Hier tut nichts weh, hier wird nur munter erzählt. Nachdem sich am Schluss der Diener Firs (Amadeus Gollner als attraktiv tappriger Alter), vergessen im verlassenen Gutshaus und beraubt um wesentliche Teile seines Monologs, zum Ruhen, d.h. Sterben, niedergelegt hat, bekommt er den Löwenanteil beim Schlussapplaus. Nun ja.


Der Kirschgarten
von Anton Tschechow
Deutsch von Eugen Ruge
Regie: Peter Kupke, Ausstattung: Thomas Lorenz-Herting, Musikalische Einrichtung: Hans Petith, Choreographie: Anna Lisa Canton, Dramaturgie: Bettina Jantzen.
Mit: Sigrun Fischer, Laura Maria Hänsel, Johanna Emil Fülle, Oliver Breite, Thomas Harms, Oliver Seidel, Michael Becker, Heidrun Bartholomäus, Kai Börner, Ariadne Pabst, Amadeus Gollner, Hohannes Kienast.
Dauer: 2 Stunden 45 Minuten, eine Pause.

www.staatstheater-cottbus.de

Mehr zu Kirschgarten-Inszenierungen der jüngeren Zeit. Wo soll man anfangen? Im Januar 2008 zum Beispiel, als Falk Richter Tschechow an der Schaubühne Berlin in den Geldkreislauf einspeiste. Sebastian Hartmann trieb in seiner Inszenierung im November 2009 in Leipzig dann die Langeweile ins Absurde. Im Januar 2010 folgte Michael Thalheimer in Stuttgart, Tilmann Köhler im Mai in Dresden, im Januar 2011 Karin Henkel in Köln (zum Theatertreffen eingeladen), Thorsten Lensing und Jan Hein im Dezember 2011 an den sophiensaelen, im Februar 2012 Stephan Kimmig am DT Berlin, Luk Perceval dann im März 2012 am Thalia Theater Hamburg. Um nur einige zu nennen.

 

Kritikenrundschau

Frank Dietschreit schreibt auf der Seite des kulturradios vom rbb (Rundfunk Berlin-Brandenburg) (4.3.2013): Bei Kupke spiele Tschechows Komik zunächst eine sehr große, je weiter wir uns dem Schluss näherten, eine immer geringere Rolle. Am Anfang zicke und zetere Ranjewskaja wie "eine überkandidelte Diva", Gajew wirke wie "eine Parodie auf Theaterdirektor Striese". Die Tonlage sei überdreht und hysterisch, die Bewegungen entarteten in tolldreiste Slapsticknummern. Wenn die Knall-Chargen irgendwann merkten, dass "das Drama ihres eigenen Untergangs auf dem Programm" stehe, würden Töne und Spielweise "ernster, tiefgründiger, nachdenklicher". Lopachin sei bei Thomas Harms ein gefühlloser Profithai mit quäkender Stimme. Der herzergreifenden Gefühlsriesin Ranjewskaja könne er nicht das Wasser reichen. Alles in allem eine wenig aufregende, nie provozierende Inszenierung, die "sich fast schon sklavisch an den Text klammert und die jedes Wort und jede Pause mit inszeniert".

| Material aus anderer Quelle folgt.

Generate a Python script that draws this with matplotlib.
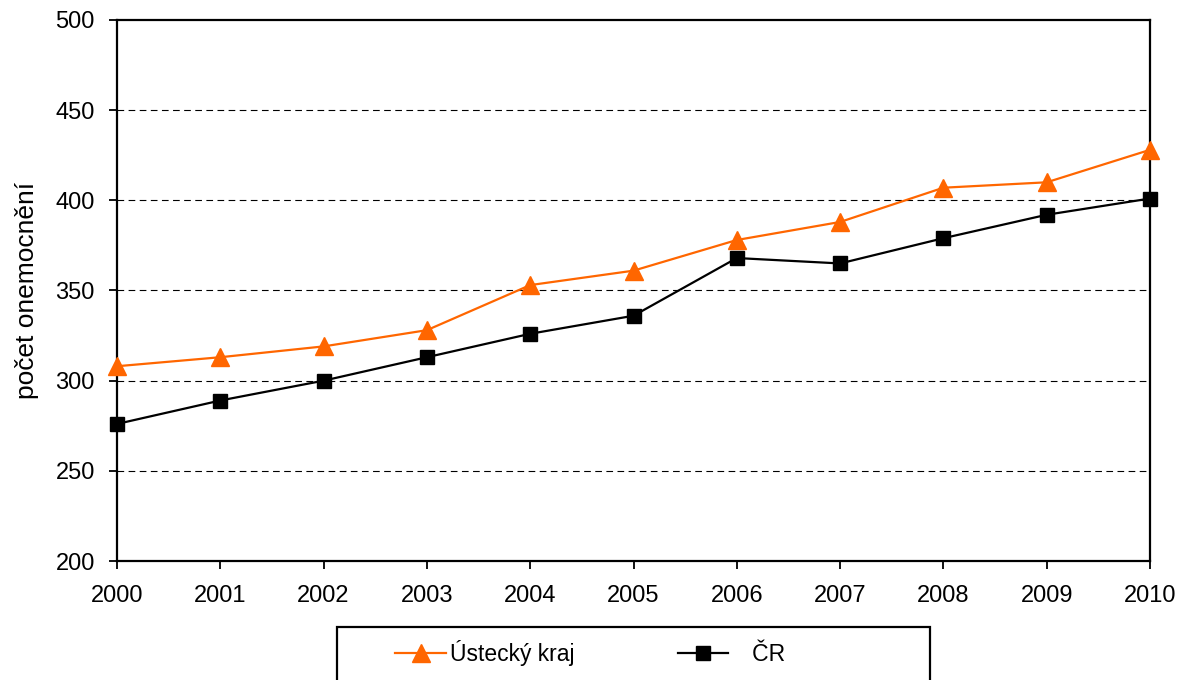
import matplotlib.pyplot as plt
from matplotlib.patches import Rectangle

plt.rcParams['font.family'] = ['Liberation Sans', 'DejaVu Sans']

roky = [2000, 2001, 2002, 2003, 2004, 2005, 2006, 2007, 2008, 2009, 2010]
ustecky = [308, 313, 319, 328, 353, 361, 378, 388, 407, 410, 428]
cr = [276, 289, 300, 313, 326, 336, 368, 365, 379, 392, 401]

fig = plt.figure(figsize=(11.81, 6.8), dpi=100)
ax = fig.add_axes([117/1181, 1 - 561/680, (1150 - 117)/1181, (561 - 20)/680])

ax.plot(roky, ustecky, color='#FF6600', linewidth=1.6, marker='^', markersize=13,
        label='Ústecký kraj', clip_on=False, zorder=3)
ax.plot(roky, cr, color='black', linewidth=1.6, marker='s', markersize=10.5,
        label='   ČR', clip_on=False, zorder=3)

ax.set_xlim(2000, 2010)
ax.set_ylim(200, 500)
ax.set_xticks(roky)
ax.set_yticks(range(200, 501, 50))
ax.tick_params(labelsize=17, width=1.3, length=6, direction='out')
ax.tick_params(axis='y', pad=10)
ax.tick_params(axis='x', pad=11)
for s in ax.spines.values():
    s.set_linewidth(1.6)

for y in range(250, 500, 50):
    ax.axhline(y, color='black', linewidth=0.8, linestyle=(0, (6, 4)), zorder=1)

ax.set_ylabel('počet onemocnění', fontsize=19, labelpad=12)

fig.legend(loc='center left', bbox_to_anchor=(384/1181, 1 - 653/680), frameon=False,
           ncol=2, fontsize=16.5, handlelength=2.2, handletextpad=0.2,
           columnspacing=4.5, borderpad=0)
fig.patches.append(Rectangle((337/1181, -0.05), (930 - 337)/1181, 0.05 + (680 - 627)/680,
                             transform=fig.transFigure, fill=False, edgecolor='black',
                             linewidth=1.6))

fig.savefig('out.png', dpi=100)
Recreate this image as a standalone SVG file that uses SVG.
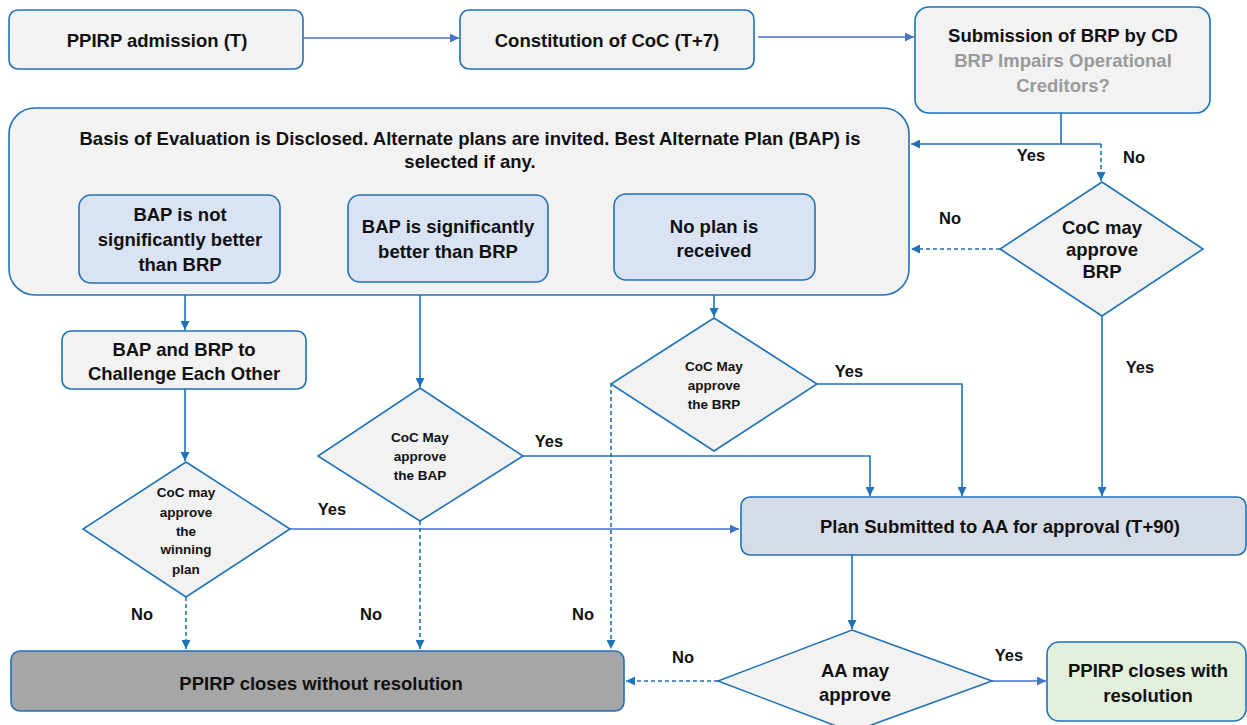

Statt Tschechow'scher "Behutsamkeit", "Poesie des Untergangs", "Melancholie, "Entrücktheit", stampfe diese Inszenierung dahin, "als wäre sie aus Gusseisen", so Uwe Stiehler von der Märkischen Oderzeitung (4.3.2013): "beinahe unerträglich bieder und ohne zündende Idee". Den Schauspielern könne man indes "am wenigsten einen Vorwurf machen". Zu wenig erfahre man über die inneren Konflikte der Figuren. "Wirklich schön sind die Kostüme. Doch die gehen leider meistens vor der Bühnenbemalung unter."